** Goal of the exercise **
Leave out the pictures and set down exactly the lines from the start of the listing through the one with "import plotly.graph_objects as go", both included.

** Supplied material **
═══

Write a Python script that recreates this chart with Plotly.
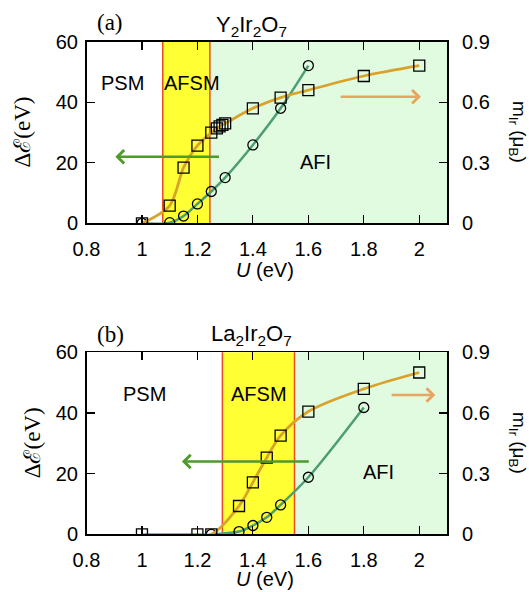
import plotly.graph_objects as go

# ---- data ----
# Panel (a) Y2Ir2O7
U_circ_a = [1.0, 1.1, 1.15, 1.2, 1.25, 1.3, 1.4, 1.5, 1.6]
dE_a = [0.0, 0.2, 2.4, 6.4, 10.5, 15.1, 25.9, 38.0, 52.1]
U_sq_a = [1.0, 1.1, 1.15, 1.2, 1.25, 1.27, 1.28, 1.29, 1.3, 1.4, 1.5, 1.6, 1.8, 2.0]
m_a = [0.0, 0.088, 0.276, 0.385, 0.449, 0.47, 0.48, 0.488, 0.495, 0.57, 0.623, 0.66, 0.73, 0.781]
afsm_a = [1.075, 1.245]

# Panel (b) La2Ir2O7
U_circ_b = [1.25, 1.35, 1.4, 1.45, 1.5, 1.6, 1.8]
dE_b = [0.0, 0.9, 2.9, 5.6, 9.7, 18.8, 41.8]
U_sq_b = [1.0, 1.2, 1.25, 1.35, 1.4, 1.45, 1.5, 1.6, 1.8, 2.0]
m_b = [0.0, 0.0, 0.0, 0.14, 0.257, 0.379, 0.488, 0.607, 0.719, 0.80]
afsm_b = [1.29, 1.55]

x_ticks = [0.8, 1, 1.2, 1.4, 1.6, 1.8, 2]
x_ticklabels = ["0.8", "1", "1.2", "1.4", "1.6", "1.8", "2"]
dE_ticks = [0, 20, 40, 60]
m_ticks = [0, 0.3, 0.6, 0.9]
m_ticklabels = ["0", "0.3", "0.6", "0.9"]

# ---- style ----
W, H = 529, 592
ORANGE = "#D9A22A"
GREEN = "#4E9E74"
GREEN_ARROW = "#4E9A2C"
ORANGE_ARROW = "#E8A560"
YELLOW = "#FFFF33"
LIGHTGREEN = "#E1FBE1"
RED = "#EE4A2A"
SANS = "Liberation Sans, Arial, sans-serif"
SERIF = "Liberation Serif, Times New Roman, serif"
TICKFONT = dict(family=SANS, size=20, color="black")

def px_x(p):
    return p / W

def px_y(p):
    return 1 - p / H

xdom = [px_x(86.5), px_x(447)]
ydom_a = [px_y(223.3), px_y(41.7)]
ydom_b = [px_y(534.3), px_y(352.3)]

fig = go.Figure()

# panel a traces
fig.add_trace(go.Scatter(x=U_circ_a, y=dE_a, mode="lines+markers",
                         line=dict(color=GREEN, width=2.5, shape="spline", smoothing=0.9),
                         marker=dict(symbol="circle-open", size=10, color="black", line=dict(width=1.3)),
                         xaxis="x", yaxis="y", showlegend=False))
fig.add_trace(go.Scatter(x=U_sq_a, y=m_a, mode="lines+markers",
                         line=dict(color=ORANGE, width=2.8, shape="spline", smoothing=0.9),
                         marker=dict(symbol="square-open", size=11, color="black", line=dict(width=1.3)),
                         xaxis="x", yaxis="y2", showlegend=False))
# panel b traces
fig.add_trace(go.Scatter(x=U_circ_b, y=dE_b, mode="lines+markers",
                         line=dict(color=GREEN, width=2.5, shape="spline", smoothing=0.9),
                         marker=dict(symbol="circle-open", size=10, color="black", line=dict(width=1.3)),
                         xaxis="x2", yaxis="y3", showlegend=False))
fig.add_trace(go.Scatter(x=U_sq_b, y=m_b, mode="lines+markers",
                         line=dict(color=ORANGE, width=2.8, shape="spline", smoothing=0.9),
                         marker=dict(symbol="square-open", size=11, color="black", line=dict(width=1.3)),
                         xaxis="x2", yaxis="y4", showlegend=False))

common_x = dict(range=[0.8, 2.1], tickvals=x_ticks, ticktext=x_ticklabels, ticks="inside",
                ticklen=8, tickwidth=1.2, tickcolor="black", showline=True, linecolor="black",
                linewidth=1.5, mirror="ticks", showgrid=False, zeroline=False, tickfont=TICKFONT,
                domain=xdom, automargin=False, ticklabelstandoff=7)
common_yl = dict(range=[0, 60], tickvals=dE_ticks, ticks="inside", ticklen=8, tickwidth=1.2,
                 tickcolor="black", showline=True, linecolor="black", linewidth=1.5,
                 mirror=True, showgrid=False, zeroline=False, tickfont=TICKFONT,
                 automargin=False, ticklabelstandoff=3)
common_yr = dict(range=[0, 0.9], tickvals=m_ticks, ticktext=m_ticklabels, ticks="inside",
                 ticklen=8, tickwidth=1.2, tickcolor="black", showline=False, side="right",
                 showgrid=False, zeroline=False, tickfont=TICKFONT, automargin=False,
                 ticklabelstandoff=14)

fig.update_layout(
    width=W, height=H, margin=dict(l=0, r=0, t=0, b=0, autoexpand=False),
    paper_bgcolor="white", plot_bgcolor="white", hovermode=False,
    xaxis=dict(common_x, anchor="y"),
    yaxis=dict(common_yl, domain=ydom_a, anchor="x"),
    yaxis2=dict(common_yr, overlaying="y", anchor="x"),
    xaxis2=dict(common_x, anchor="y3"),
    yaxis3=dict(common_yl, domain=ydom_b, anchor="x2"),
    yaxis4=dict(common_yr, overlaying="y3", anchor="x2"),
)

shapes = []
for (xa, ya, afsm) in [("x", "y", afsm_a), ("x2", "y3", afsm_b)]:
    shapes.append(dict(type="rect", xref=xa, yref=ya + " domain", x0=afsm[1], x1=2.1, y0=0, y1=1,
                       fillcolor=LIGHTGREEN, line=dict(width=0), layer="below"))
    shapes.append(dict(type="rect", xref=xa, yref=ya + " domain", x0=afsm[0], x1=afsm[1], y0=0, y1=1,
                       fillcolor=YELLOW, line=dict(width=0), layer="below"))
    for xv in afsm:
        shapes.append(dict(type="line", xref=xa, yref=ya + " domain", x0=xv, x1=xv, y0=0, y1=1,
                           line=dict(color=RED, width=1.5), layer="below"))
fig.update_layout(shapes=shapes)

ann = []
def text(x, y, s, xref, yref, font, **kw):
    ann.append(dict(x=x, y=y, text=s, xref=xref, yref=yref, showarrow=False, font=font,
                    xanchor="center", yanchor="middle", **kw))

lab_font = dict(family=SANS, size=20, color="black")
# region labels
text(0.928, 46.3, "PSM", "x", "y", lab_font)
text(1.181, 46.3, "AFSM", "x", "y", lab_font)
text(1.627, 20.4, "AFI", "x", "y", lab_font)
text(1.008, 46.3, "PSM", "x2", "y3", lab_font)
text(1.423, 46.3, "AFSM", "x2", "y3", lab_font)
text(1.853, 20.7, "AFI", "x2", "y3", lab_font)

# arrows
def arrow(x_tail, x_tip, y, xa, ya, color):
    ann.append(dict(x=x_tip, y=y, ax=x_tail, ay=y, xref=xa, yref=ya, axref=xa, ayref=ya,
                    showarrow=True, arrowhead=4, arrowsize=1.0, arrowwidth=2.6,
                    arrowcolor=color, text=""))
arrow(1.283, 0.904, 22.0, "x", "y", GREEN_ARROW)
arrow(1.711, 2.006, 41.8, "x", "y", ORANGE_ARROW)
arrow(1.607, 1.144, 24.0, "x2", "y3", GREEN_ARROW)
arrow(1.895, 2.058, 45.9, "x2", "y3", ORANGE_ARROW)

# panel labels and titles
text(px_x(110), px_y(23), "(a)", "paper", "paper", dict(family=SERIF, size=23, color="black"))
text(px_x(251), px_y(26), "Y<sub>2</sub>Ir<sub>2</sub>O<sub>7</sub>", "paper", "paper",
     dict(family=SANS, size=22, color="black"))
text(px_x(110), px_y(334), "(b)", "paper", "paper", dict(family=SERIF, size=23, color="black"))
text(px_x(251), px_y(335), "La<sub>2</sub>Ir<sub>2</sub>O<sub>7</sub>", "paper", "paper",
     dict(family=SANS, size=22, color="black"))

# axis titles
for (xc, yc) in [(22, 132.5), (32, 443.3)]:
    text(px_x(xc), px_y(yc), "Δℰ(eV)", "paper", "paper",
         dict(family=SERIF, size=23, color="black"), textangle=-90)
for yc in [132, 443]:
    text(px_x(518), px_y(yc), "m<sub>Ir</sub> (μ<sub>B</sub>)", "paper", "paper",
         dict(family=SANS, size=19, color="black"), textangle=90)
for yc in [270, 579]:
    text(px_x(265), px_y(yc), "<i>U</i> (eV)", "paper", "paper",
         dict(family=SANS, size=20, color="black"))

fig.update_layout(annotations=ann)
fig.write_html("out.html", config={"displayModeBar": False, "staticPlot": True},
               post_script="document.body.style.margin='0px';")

═══

** Full response **
Write a Python script that recreates this chart with Plotly.
import plotly.graph_objects as go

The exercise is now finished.